**Task description**
Please transcribe the listing below in full and word for word, without its pictures.

************

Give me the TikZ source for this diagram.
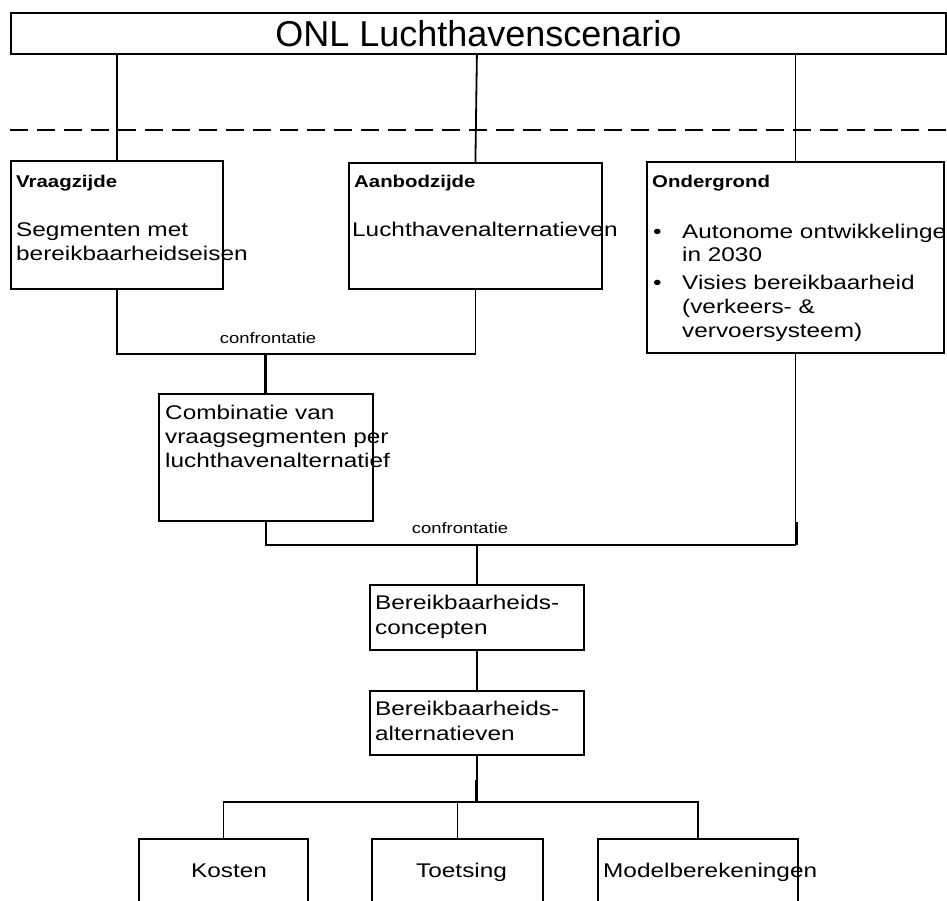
\documentclass[tikz,border=0pt]{standalone}
\usepackage{fontspec}
\setmainfont{Liberation Sans}
\newfontfamily\bodyfont[FakeStretch=1.23]{Liberation Sans}
\newfontfamily\headfont[FakeStretch=1.2]{Liberation Sans}
\usetikzlibrary{calc}
\tikzset{
  box/.style={draw, line width=1.8pt, rectangle, inner sep=0pt, anchor=north west},
  link/.style={line width=1.8pt},
  thicklink/.style={line width=3pt},
  body/.style={anchor=base west, inner sep=0pt, align=left, font=\bodyfont\fontsize{19.8}{24}\selectfont},
  head/.style={anchor=base west, inner sep=0pt, font=\headfont\bfseries\fontsize{17}{20}\selectfont},
  lbl/.style={anchor=base, inner sep=0pt, font=\bodyfont\fontsize{15}{18}\selectfont},
}
\begin{document}
\begin{tikzpicture}[x=1pt,y=-1pt]
\useasboundingbox (0,0) rectangle (947,900);
\clip (0,0) rectangle (947,900);

% boxes
\node[box, minimum width=935pt, minimum height=41pt, font=\fontsize{36}{40}\selectfont] (title) at (10,12) {ONL Luchthavenscenario};
\node[box, minimum width=212pt, minimum height=128pt] (vraag) at (10,160) {};
\node[box, minimum width=253pt, minimum height=126pt] (aanbod) at (348,162) {};
\node[box, minimum width=297pt, minimum height=191pt] (onder) at (646,161) {};
\node[box, minimum width=214pt, minimum height=127pt] (comb) at (158,393) {};
\node[box, minimum width=214pt, minimum height=65pt] (concept) at (369,584) {};
\node[box, minimum width=214pt, minimum height=64pt] (altern) at (369,690) {};
\node[box, minimum width=169pt, minimum height=80pt] (kosten) at (138,838) {};
\node[box, minimum width=171pt, minimum height=80pt] (toets) at (371,838) {};
\node[box, minimum width=200pt, minimum height=80pt] (model) at (597,838) {};

% texts (multi-line nodes: base = baseline of the last line)
\node[head] (vraagh) at (16,187) {Vraagzijde};
\node[body] (vraagt) at (16,260) {Segmenten met\\bereikbaarheidseisen};
\node[head] (aanbodh) at (354,187) {Aanbodzijde};
\node[body] (aanbodt) at (352,236) {Luchthavenalternatieven};
\node[head] (onderh) at (652,187) {Ondergrond};
\node[body] (bul1) at (653,238) {\textbullet};
\node[body] (item1) at (682,261) {Autonome ontwikkelinge\\[-1pt]in 2030};
\node[body] (bul2) at (653,289) {\textbullet};
\node[body] (item2) at (682,337) {Visies bereikbaarheid\\(verkeers- \&\\vervoersysteem)};
\node[body] (combt) at (165,467) {Combinatie van\\vraagsegmenten per\\luchthavenalternatief};
\node[body] (conceptt) at (375,634) {Bereikbaarheids-\\[1pt]concepten};
\node[body] (alternt) at (375,740) {Bereikbaarheids-\\[1pt]alternatieven};
\node[body] (kostent) at (191,877) {Kosten};
\node[body] (toetst) at (416,877) {Toetsing};
\node[body] (modelt) at (603,877) {Modelberekeningen};

% dashed separator
\coordinate (dl) at (10,130);
\coordinate (dr) at (947,130);
\draw[dash pattern=on 18pt off 9pt, line width=2pt] (dl) -- (dr);

% connectors from the title
\draw[link] (vraag.north) -- (vraag.north |- title.south);
\draw[link] (aanbod.north) -- ($(aanbod.north |- title.south)+(1.5,0)$);
\draw[link] (onder.north) -- (onder.north |- title.south);

% first confrontation
\draw[link] (vraag.south) -- ++(0,64) coordinate (b1) -| (aanbod.south);
\node[lbl] (conf1) at (268,343) {confrontatie};
\draw[thicklink] (b1 -| comb.north) -- (comb.north);

% second confrontation
\draw[link] (comb.south) -- ++(0,23) coordinate (b2) -| (onder.south);
\draw[thicklink] ($(b2 -| onder.south)+(1.5,0)$) -- ++(0,-23);
\node[lbl] (conf2) at (460,533) {confrontatie};
\draw[link] (b2 -| concept.north) -- (concept.north);

% lower chain
\draw[link] (concept.south) -- (altern.north);
\draw[link] (altern.south) -- ++(0,46) coordinate (b3);
\draw[thicklink] (b3) -- ++(0,-22);
\draw[link] (kosten.north) -- (kosten.north |- b3) -- (model.north |- b3) -- (model.north);
\draw[link] (toets.north) -- (toets.north |- b3);
\end{tikzpicture}
\end{document}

************

**Exercise output**
Give me the TikZ source for this diagram.
\documentclass[tikz,border=0pt]{standalone}
\usepackage{fontspec}
\setmainfont{Liberation Sans}
\newfontfamily\bodyfont[FakeStretch=1.23]{Liberation Sans}
\newfontfamily\headfont[FakeStretch=1.2]{Liberation Sans}
\usetikzlibrary{calc}
\tikzset{
  box/.style={draw, line width=1.8pt, rectangle, inner sep=0pt, anchor=north west},
  link/.style={line width=1.8pt},
  thicklink/.style={line width=3pt},
  body/.style={anchor=base west, inner sep=0pt, align=left, font=\bodyfont\fontsize{19.8}{24}\selectfont},
  head/.style={anchor=base west, inner sep=0pt, font=\headfont\bfseries\fontsize{17}{20}\selectfont},
  lbl/.style={anchor=base, inner sep=0pt, font=\bodyfont\fontsize{15}{18}\selectfont},
}
\begin{document}
\begin{tikzpicture}[x=1pt,y=-1pt]
\useasboundingbox (0,0) rectangle (947,900);
\clip (0,0) rectangle (947,900);

% boxes
\node[box, minimum width=935pt, minimum height=41pt, font=\fontsize{36}{40}\selectfont] (title) at (10,12) {ONL Luchthavenscenario};
\node[box, minimum width=212pt, minimum height=128pt] (vraag) at (10,160) {};
\node[box, minimum width=253pt, minimum height=126pt] (aanbod) at (348,162) {};
\node[box, minimum width=297pt, minimum height=191pt] (onder) at (646,161) {};
\node[box, minimum width=214pt, minimum height=127pt] (comb) at (158,393) {};
\node[box, minimum width=214pt, minimum height=65pt] (concept) at (369,584) {};
\node[box, minimum width=214pt, minimum height=64pt] (altern) at (369,690) {};
\node[box, minimum width=169pt, minimum height=80pt] (kosten) at (138,838) {};
\node[box, minimum width=171pt, minimum height=80pt] (toets) at (371,838) {};
\node[box, minimum width=200pt, minimum height=80pt] (model) at (597,838) {};

% texts (multi-line nodes: base = baseline of the last line)
\node[head] (vraagh) at (16,187) {Vraagzijde};
\node[body] (vraagt) at (16,260) {Segmenten met\\bereikbaarheidseisen};
\node[head] (aanbodh) at (354,187) {Aanbodzijde};
\node[body] (aanbodt) at (352,236) {Luchthavenalternatieven};
\node[head] (onderh) at (652,187) {Ondergrond};
\node[body] (bul1) at (653,238) {\textbullet};
\node[body] (item1) at (682,261) {Autonome ontwikkelinge\\[-1pt]in 2030};
\node[body] (bul2) at (653,289) {\textbullet};
\node[body] (item2) at (682,337) {Visies bereikbaarheid\\(verkeers- \&\\vervoersysteem)};
\node[body] (combt) at (165,467) {Combinatie van\\vraagsegmenten per\\luchthavenalternatief};
\node[body] (conceptt) at (375,634) {Bereikbaarheids-\\[1pt]concepten};
\node[body] (alternt) at (375,740) {Bereikbaarheids-\\[1pt]alternatieven};
\node[body] (kostent) at (191,877) {Kosten};
\node[body] (toetst) at (416,877) {Toetsing};
\node[body] (modelt) at (603,877) {Modelberekeningen};

% dashed separator
\coordinate (dl) at (10,130);
\coordinate (dr) at (947,130);
\draw[dash pattern=on 18pt off 9pt, line width=2pt] (dl) -- (dr);

% connectors from the title
\draw[link] (vraag.north) -- (vraag.north |- title.south);
\draw[link] (aanbod.north) -- ($(aanbod.north |- title.south)+(1.5,0)$);
\draw[link] (onder.north) -- (onder.north |- title.south);

% first confrontation
\draw[link] (vraag.south) -- ++(0,64) coordinate (b1) -| (aanbod.south);
\node[lbl] (conf1) at (268,343) {confrontatie};
\draw[thicklink] (b1 -| comb.north) -- (comb.north);

% second confrontation
\draw[link] (comb.south) -- ++(0,23) coordinate (b2) -| (onder.south);
\draw[thicklink] ($(b2 -| onder.south)+(1.5,0)$) -- ++(0,-23);
\node[lbl] (conf2) at (460,533) {confrontatie};
\draw[link] (b2 -| concept.north) -- (concept.north);

% lower chain
\draw[link] (concept.south) -- (altern.north);
\draw[link] (altern.south) -- ++(0,46) coordinate (b3);
\draw[thicklink] (b3) -- ++(0,-22);
\draw[link] (kosten.north) -- (kosten.north |- b3) -- (model.north |- b3) -- (model.north);
\draw[link] (toets.north) -- (toets.north |- b3);
\end{tikzpicture}
\end{document}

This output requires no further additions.